_What is asked_.
Exactly the lines from the start of the data below through the line that contains "const y = d3.scaleLinear().domain([0, 100]).range([373, 32]);" are to be copied, with pictures left out.

_Supplied information_.
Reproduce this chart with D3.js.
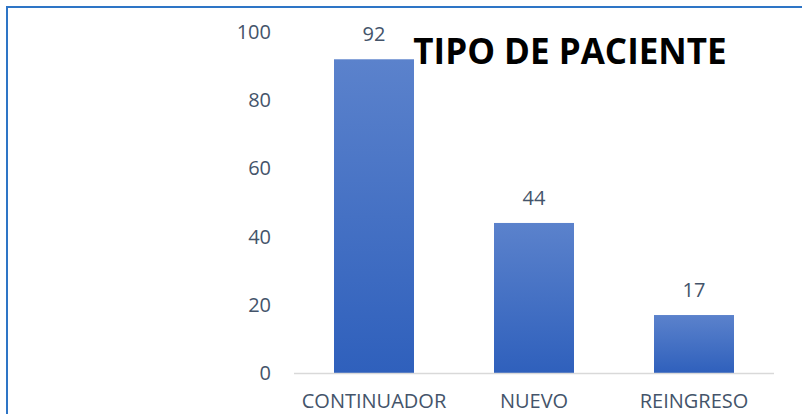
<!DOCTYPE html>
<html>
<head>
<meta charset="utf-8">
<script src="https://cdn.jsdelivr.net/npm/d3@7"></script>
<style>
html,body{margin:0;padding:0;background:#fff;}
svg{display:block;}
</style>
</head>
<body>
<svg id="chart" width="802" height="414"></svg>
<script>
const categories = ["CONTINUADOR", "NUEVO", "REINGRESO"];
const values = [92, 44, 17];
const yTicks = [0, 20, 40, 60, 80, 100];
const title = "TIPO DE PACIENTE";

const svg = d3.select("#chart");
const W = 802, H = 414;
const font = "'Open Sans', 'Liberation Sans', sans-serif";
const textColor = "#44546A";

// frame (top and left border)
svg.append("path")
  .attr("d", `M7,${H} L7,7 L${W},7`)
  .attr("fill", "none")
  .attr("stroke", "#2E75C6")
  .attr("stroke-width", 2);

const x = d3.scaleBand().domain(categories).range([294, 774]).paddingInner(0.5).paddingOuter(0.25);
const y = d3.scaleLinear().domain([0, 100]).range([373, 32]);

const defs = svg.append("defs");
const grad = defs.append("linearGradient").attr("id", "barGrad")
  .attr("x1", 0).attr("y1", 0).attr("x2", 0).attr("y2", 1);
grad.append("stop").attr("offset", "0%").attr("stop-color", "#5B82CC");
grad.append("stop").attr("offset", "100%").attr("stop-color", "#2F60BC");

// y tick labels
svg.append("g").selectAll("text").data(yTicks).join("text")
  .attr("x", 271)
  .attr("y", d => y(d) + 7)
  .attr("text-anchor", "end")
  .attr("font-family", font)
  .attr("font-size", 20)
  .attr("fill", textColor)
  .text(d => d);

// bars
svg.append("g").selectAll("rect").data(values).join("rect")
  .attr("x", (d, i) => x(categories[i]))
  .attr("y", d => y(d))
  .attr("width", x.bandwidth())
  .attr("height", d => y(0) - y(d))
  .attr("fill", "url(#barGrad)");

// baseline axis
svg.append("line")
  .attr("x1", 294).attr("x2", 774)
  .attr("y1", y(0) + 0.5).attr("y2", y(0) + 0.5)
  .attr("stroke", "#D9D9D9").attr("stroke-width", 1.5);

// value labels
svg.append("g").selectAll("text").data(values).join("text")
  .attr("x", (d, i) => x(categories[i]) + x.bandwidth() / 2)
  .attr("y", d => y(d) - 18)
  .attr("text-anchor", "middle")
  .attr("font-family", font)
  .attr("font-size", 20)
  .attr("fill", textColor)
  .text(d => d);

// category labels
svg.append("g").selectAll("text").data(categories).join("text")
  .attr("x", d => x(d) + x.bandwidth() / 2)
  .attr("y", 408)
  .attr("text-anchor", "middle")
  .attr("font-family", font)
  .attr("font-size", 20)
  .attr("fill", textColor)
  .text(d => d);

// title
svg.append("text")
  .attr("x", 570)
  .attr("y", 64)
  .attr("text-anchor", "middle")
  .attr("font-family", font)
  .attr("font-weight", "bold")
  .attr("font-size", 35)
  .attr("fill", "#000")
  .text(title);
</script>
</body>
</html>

_Answer for the task_.
Reproduce this chart with D3.js.
<!DOCTYPE html>
<html>
<head>
<meta charset="utf-8">
<script src="https://cdn.jsdelivr.net/npm/d3@7"></script>
<style>
html,body{margin:0;padding:0;background:#fff;}
svg{display:block;}
</style>
</head>
<body>
<svg id="chart" width="802" height="414"></svg>
<script>
const categories = ["CONTINUADOR", "NUEVO", "REINGRESO"];
const values = [92, 44, 17];
const yTicks = [0, 20, 40, 60, 80, 100];
const title = "TIPO DE PACIENTE";

const svg = d3.select("#chart");
const W = 802, H = 414;
const font = "'Open Sans', 'Liberation Sans', sans-serif";
const textColor = "#44546A";

// frame (top and left border)
svg.append("path")
  .attr("d", `M7,${H} L7,7 L${W},7`)
  .attr("fill", "none")
  .attr("stroke", "#2E75C6")
  .attr("stroke-width", 2);

const x = d3.scaleBand().domain(categories).range([294, 774]).paddingInner(0.5).paddingOuter(0.25);
const y = d3.scaleLinear().domain([0, 100]).range([373, 32]);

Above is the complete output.